- [DATASET CONTENT]:

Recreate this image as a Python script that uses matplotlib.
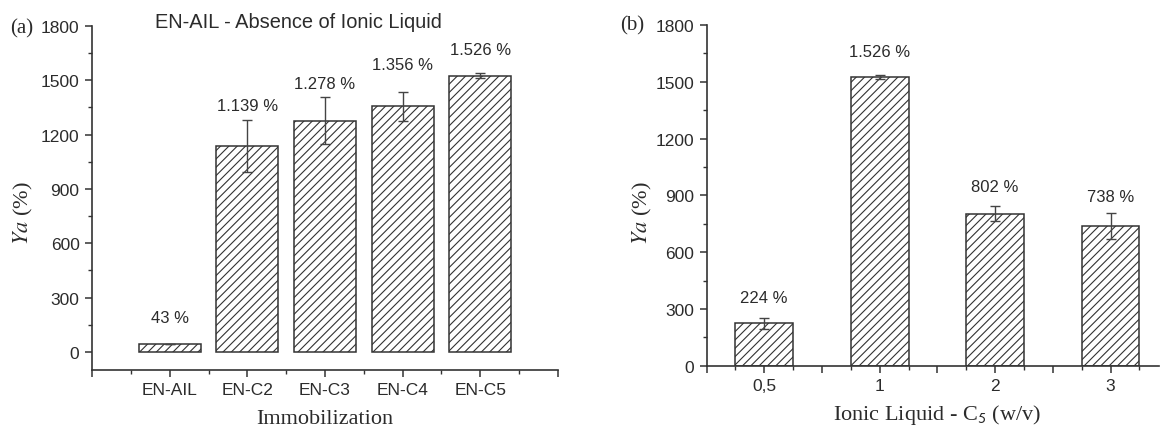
import matplotlib
matplotlib.use("Agg")
import matplotlib.pyplot as plt
import numpy as np

# ---- data ----
cats_a = ["EN-AIL", "EN-C2", "EN-C3", "EN-C4", "EN-C5"]
vals_a = [43, 1139, 1278, 1356, 1526]
err_a = [0, 143, 128, 78, 15]
labels_a = ["43 %", "1.139 %", "1.278 %", "1.356 %", "1.526 %"]
label_y_a = [189, 1359, 1480, 1590, 1668]

cats_b = ["0,5", "1", "2", "3"]
vals_b = [224, 1526, 802, 738]
err_b = [29, 10, 40, 69]
labels_b = ["224 %", "1.526 %", "802 %", "738 %"]
label_y_b = [358, 1661, 948, 895]

plt.rcParams["mathtext.fontset"] = "stix"
plt.rcParams["hatch.color"] = "#333333"
plt.rcParams["hatch.linewidth"] = 0.8

SANS = "Liberation Sans"
SERIF = "Liberation Serif"
DARK = "#2b2b2b"

fig = plt.figure(figsize=(11.6, 4.31), dpi=100)
ax_a = fig.add_axes([92 / 1160, 1 - 371 / 431, 466 / 1160, 344 / 431])
ax_b = fig.add_axes([706.5 / 1160, 1 - 366.7 / 431, 452.5 / 1160, 340.7 / 431])


def style(ax):
    for s in ["top", "right"]:
        ax.spines[s].set_visible(False)
    for s in ["left", "bottom"]:
        ax.spines[s].set_color("#333333")
        ax.spines[s].set_linewidth(1.2)
    ax.tick_params(which="major", direction="out", length=5, width=1.1,
                   color="#333333", labelsize=12.5, labelcolor=DARK, pad=4)
    ax.tick_params(which="minor", direction="out", length=3, width=1.0,
                   color="#333333")
    for lab in ax.get_xticklabels() + ax.get_yticklabels():
        lab.set_family(SANS)


# ---- panel (a) ----
xa = np.arange(1, len(cats_a) + 1)
ax_a.bar(xa, vals_a, width=0.8, facecolor="white", edgecolor="#333333",
         linewidth=1.1, hatch="////", zorder=2)
ax_a.errorbar(xa, vals_a, yerr=err_a, fmt="none", ecolor="#444444",
              elinewidth=1.0, capsize=3.5, capthick=1.0, zorder=3)
ax_a.set_xlim(0, 6)
ax_a.set_ylim(-100, 1800)
ax_a.set_xticks(np.arange(0, 7))
ax_a.set_xticklabels([""] + cats_a + [""])
ax_a.set_xticks(np.arange(0.5, 6, 1), minor=True)
ax_a.set_yticks(np.arange(0, 1801, 300))
ax_a.set_yticks(np.arange(150, 1800, 300), minor=True)
style(ax_a)
for x, ly, t in zip(xa, label_y_a, labels_a):
    ax_a.text(x, ly, t, ha="center", va="center", fontsize=12,
              family=SANS, color=DARK)
ax_a.text(0.442, 1.013, "EN-AIL - Absence of Ionic Liquid",
          transform=ax_a.transAxes, ha="center", va="center",
          fontsize=14.4, family=SANS, color=DARK)
ax_a.set_xlabel("Immobilization", family=SERIF, fontsize=16, color=DARK)
ax_a.xaxis.set_label_coords(0.5, -0.112)
ax_a.set_ylabel(r"$\mathit{Ya}$ (%)", family=SERIF, fontsize=16, color=DARK)
ax_a.yaxis.set_label_coords(-0.122, 0.459)

# ---- panel (b) ----
xb = np.arange(1, len(cats_b) + 1)
ax_b.bar(xb, vals_b, width=0.5, facecolor="white", edgecolor="#333333",
         linewidth=1.1, hatch="////", zorder=2)
ax_b.errorbar(xb, vals_b, yerr=err_b, fmt="none", ecolor="#444444",
              elinewidth=1.0, capsize=3.5, capthick=1.0, zorder=3)
ax_b.set_xlim(0.5, 4.42)
ax_b.set_ylim(0, 1800)
ax_b.set_xticks(np.arange(0.5, 4.5, 0.5))
ax_b.set_xticklabels([cats_b[int(v) - 1] if float(v).is_integer() else ""
                      for v in np.arange(0.5, 4.5, 0.5)])
ax_b.set_xticks(np.arange(0.75, 4.5, 0.5), minor=True)
ax_b.set_yticks(np.arange(0, 1801, 300))
ax_b.set_yticks(np.arange(150, 1800, 300), minor=True)
style(ax_b)
for x, ly, t in zip(xb, label_y_b, labels_b):
    ax_b.text(x, ly, t, ha="center", va="center", fontsize=12,
              family=SANS, color=DARK)
ax_b.set_xlabel(r"Ionic Liquid - C$_\mathsf{5}$ (w/v)", family=SERIF,
                fontsize=16, color=DARK)
ax_b.xaxis.set_label_coords(0.51, -0.108)
ax_b.set_ylabel(r"$\mathit{Ya}$ (%)", family=SERIF, fontsize=16, color=DARK)
ax_b.yaxis.set_label_coords(-0.117, 0.451)

fig.text(21.5 / 1160, 1 - 29 / 431, "(a)", family=SERIF, fontsize=15,
         ha="center", va="center", color=DARK)
fig.text(632 / 1160, 1 - 26 / 431, "(b)", family=SERIF, fontsize=15,
         ha="center", va="center", color=DARK)

fig.savefig("out.png", dpi=100)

- [PROBLEM REQUIREMENTS]: Restate each line from the start of the listing through the line bearing "import numpy as np" word for word. Drop the pictures.

- [REPLY]:
Recreate this image as a Python script that uses matplotlib.
import matplotlib
matplotlib.use("Agg")
import matplotlib.pyplot as plt
import numpy as np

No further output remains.